On the girls side, Metro’s Leah Macon-Ford placed third in the100-meter finals and distance ace Lucy Luetkemeyer placed fourth in the 3,200 meters. For good measure, Metro’s boys 4×800 meter relay team of Keteylan Cade, Ben Keoslkeria, Martin Galburt-Ruiz and Sam Estrada made it to state but didn’t medal, although they did break a school record in that event by 10 whole seconds, 8 minutes, 15 seconds.
Save for the Metro heroics, the other Public High League medal winners at state were few and far in between: Vashon’s Jacobi Green who won the discus with a throw of 168-feet, 11 inches and Career Academy’s Angel Mimes who took third place in the 200 meters.
“Jaydon and Leah were both excellent leaders to their teammates on and off the track and (they) also excelled in the classroom,” said Metro coach Keith Custis. “Jaydon was the first Metro athlete in 12 years to win a state title in any event, and then he did it again three hours later. His 200 meter race was as perfectly run a race as I have seen in person. What was most amazing was that it was his sixth race in two days.”
“Coming off the curve, I gave it everything I had left in the (finishing) kick,” explained Marley.
But track and field weren’t the only banner sports for Metro this past spring. The girls soccer program was a legitimate state contender and posted a 16-2 record, in losing 2-1 to Elsberry in the playoffs. Goalie Molly Elliot was credited with 11 shutouts and the trio of Eva Malone, Indya Nea and Janya Clark produced prolific offensive numbers: Malone with 33 goals, 17 assists, Nea with 22 goals and 19 assists and Clark with 22 goals and four assists.
“I’m so happy with the success that Metro has been able to have athletically across the board,” said Metro athletic director Tenelle Bufford. “Our girls soccer team was number 1 in the state (Class 1, small schools) rankings and were a couple of games from making it to state. Our boys soccer team took home a district title this year. Our girls basketball team made it to the sectional rounds. Our track teams had (several individual and relay teams) success at state.
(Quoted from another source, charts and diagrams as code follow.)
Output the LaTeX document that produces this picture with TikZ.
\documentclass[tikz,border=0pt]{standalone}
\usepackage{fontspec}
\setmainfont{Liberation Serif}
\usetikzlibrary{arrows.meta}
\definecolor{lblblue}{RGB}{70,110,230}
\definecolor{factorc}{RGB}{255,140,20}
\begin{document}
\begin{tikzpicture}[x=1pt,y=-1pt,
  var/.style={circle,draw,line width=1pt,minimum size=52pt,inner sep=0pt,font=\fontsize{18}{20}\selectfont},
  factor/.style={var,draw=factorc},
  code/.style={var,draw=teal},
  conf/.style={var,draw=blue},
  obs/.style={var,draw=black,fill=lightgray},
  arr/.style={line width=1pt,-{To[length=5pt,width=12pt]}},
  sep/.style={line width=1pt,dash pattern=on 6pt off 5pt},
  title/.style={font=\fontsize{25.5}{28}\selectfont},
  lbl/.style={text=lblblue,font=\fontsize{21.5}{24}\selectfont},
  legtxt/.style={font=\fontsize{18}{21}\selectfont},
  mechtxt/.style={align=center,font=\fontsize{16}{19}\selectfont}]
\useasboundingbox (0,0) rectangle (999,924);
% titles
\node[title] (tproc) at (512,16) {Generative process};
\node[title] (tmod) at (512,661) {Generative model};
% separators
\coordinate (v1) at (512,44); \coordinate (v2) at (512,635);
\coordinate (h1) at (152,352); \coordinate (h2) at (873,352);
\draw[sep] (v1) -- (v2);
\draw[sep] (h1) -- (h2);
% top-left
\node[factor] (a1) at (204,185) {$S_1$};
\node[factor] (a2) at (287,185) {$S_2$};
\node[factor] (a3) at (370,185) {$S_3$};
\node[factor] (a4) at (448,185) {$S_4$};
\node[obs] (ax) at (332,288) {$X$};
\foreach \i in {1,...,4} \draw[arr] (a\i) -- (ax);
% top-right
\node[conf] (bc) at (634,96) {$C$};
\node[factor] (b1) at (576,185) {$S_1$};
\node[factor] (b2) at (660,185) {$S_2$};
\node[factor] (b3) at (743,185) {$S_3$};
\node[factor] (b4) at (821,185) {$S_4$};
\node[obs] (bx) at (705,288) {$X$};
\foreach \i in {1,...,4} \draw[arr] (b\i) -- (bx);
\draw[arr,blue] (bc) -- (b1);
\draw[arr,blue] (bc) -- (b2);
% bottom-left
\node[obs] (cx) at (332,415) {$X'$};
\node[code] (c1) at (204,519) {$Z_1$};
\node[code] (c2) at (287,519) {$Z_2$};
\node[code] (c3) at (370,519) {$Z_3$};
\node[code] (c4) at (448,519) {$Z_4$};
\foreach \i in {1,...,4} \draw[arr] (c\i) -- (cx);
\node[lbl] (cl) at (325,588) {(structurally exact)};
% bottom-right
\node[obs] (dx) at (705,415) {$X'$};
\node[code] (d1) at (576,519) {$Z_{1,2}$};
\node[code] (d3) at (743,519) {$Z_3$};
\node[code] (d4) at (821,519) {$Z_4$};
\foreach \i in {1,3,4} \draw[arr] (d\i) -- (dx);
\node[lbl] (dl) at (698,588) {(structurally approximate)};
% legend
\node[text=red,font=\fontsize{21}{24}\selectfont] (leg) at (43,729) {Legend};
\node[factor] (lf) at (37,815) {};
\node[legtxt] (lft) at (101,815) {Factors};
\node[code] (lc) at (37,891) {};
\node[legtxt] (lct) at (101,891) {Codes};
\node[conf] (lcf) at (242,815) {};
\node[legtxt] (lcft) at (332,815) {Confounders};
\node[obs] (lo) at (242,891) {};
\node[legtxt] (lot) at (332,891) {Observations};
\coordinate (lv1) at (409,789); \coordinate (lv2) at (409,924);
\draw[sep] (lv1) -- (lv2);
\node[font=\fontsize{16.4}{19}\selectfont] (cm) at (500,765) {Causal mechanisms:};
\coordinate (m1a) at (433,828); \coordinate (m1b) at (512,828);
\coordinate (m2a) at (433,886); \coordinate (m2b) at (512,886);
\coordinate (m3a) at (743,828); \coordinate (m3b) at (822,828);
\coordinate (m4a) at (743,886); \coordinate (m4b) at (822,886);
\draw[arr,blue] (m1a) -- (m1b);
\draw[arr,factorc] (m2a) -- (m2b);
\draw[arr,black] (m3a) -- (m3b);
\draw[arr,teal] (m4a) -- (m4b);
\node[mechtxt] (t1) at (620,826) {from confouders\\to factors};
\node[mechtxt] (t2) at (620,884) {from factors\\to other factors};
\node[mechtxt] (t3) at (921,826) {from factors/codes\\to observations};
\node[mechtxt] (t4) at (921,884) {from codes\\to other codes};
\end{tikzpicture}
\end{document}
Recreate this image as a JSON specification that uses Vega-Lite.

Our coaches have done a wonderful job of building a culture that has kids willing to try our for track and field. And they are taking that talent and making us a formidable team. As an alum of Metro and now serving as the AD, I am so proud of our growth outside the classroom.”
Likewise Bufford credits the community with supporting the school beyond academics and consequently helping broaden its image.
“The community really comes together to make sure our student athletes know they can succeed and carry over the expectations academically into the athletic realm,” he explained. “We aren’t just a bunch of nerds and artists”
Indeed, Foluke, who became the first Public High League boys basketball player to win the entire metropolitan area’s scoring championship since Albert Thomas way back in 1988, is now at Hampton University. He was also a key member of the track and field team, getting a medal at state in the triple jump. But he drew raves for his character as well as his athletic prowess, as evidenced by comments made by Jason Julian, a the founder of Urban K-life, a local mentorship and discipleship program for youths.
“He (Foluke) is an amazing young man simply as a person,” said Julian. “He is very coachable and teachable and extremely respectful. He works very hard and it shows in the results, both inside and outside of the classroom.”
That’s the point that Bufford is stressing about the new-era Metro students.
“We are athletes as well who were able to put together a brilliant sports campaign this past year,” said Bufford. “It’s a privilege to be around these kids. They make us all look like we know what we are doing.”